Truly deep and radical thought in the foreign-policy-oriented sections of U.S. academia and think tanks is deadened both by the hegemony of American civic-nationalist ideology and by the interlacing of these institutions with the organs of government. As a result, too many formally independent American experts in fact tailor their every statement so that it can never be held against them by a possible political patron or at a Senate confirmation hearing. As a retired U.S. ambassador put it to me recently, "in terms of free debate and moral courage, there is nothing worse than a permanent campaign for unelected office."

If Fukuyama wants to emerge as the great public figure that his intellect and learning qualify him to be, he needs to gamble: to risk short-term unpopularity and abuse in the belief that events will eventually vindicate his stance. And indeed, this is the duty of all of us in the foreign policy ecology, given the combination of the Bush Administration's failures and the bankruptcy of the Democratic opposition when it comes to seriously rethinking U.S. strategy.

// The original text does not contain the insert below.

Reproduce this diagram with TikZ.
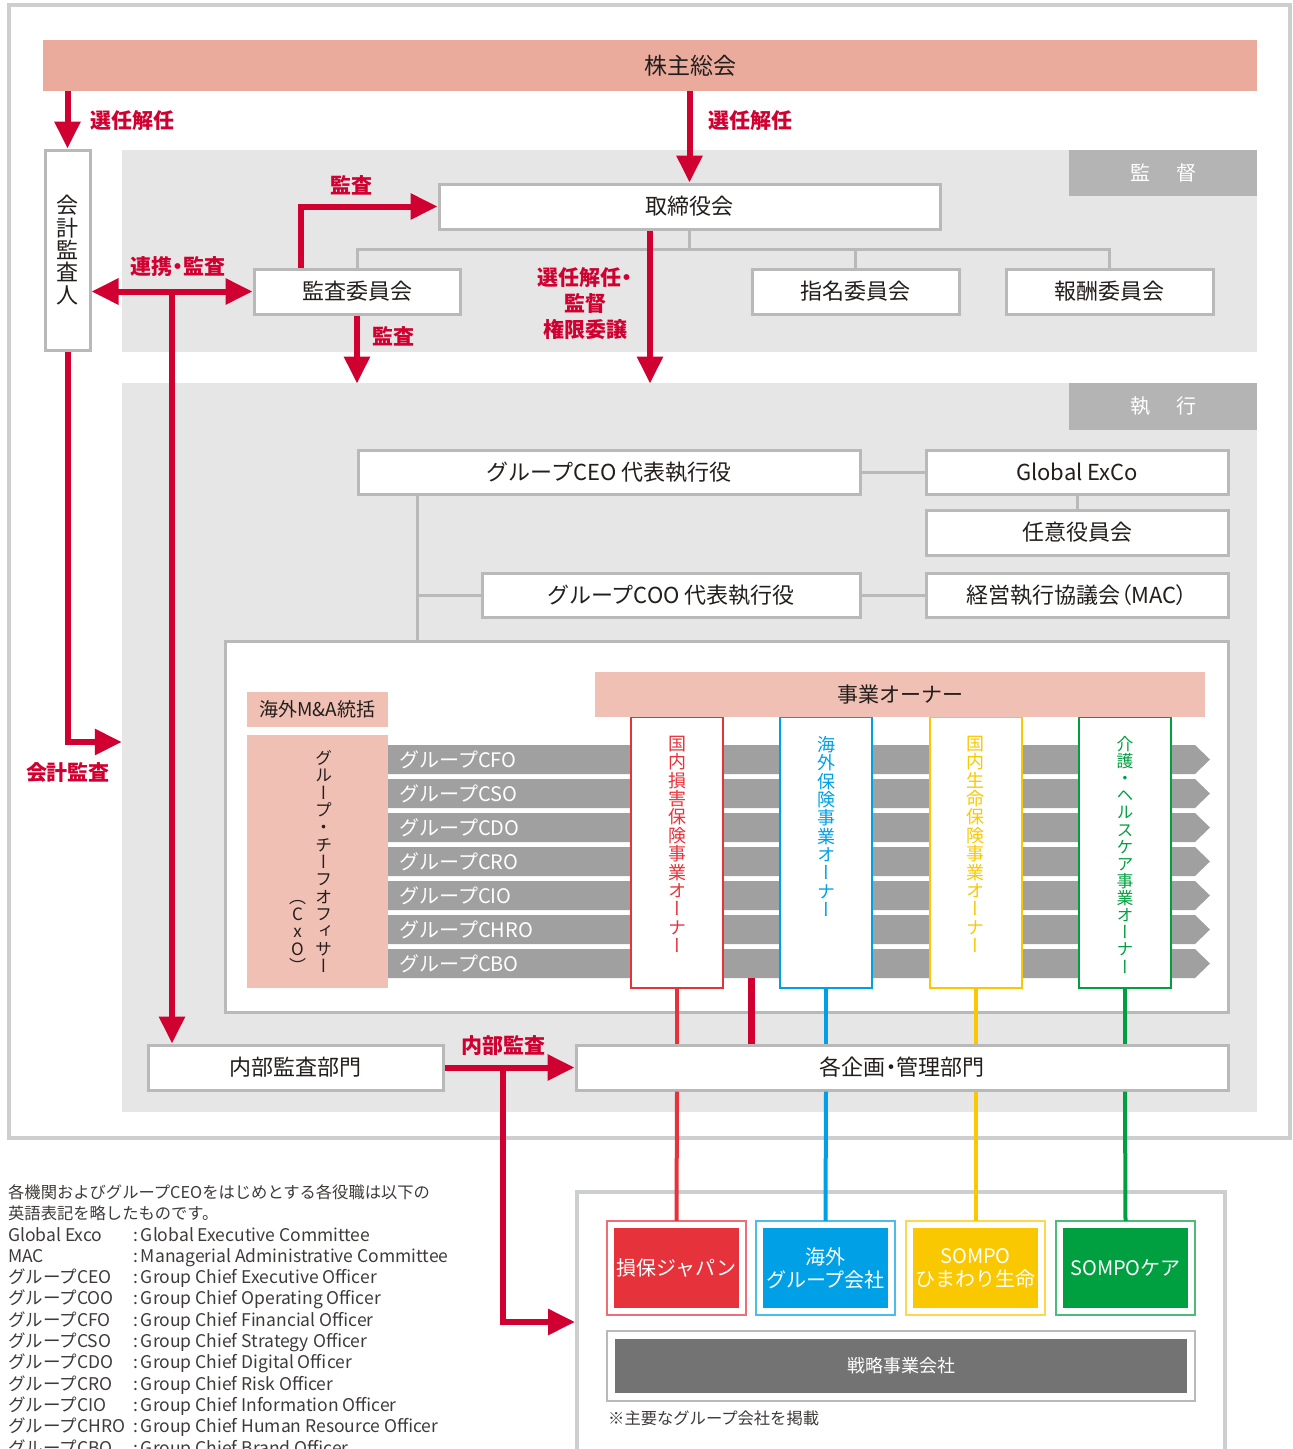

For example, Fukuyama's Trust contains some remarkably acute observations on the importance of culture and, in certain circumstances, radical state intervention in promoting various forms of capitalist economic development--like that of South Korea in the 1960s. Although this book says little about post-Soviet Russia, its interpretation of the economic successes of the East Asian tigers, and the role of elite identities and ethics in making these successes possible, provide the basis for a sympathy towards the kind of state Vladimir Putin is trying to create in Russia (though, paradoxically, Fukuyama's emphasis on the central importance of historically derived cultures of trust and cooperation also help explain why Putin is likely to fail).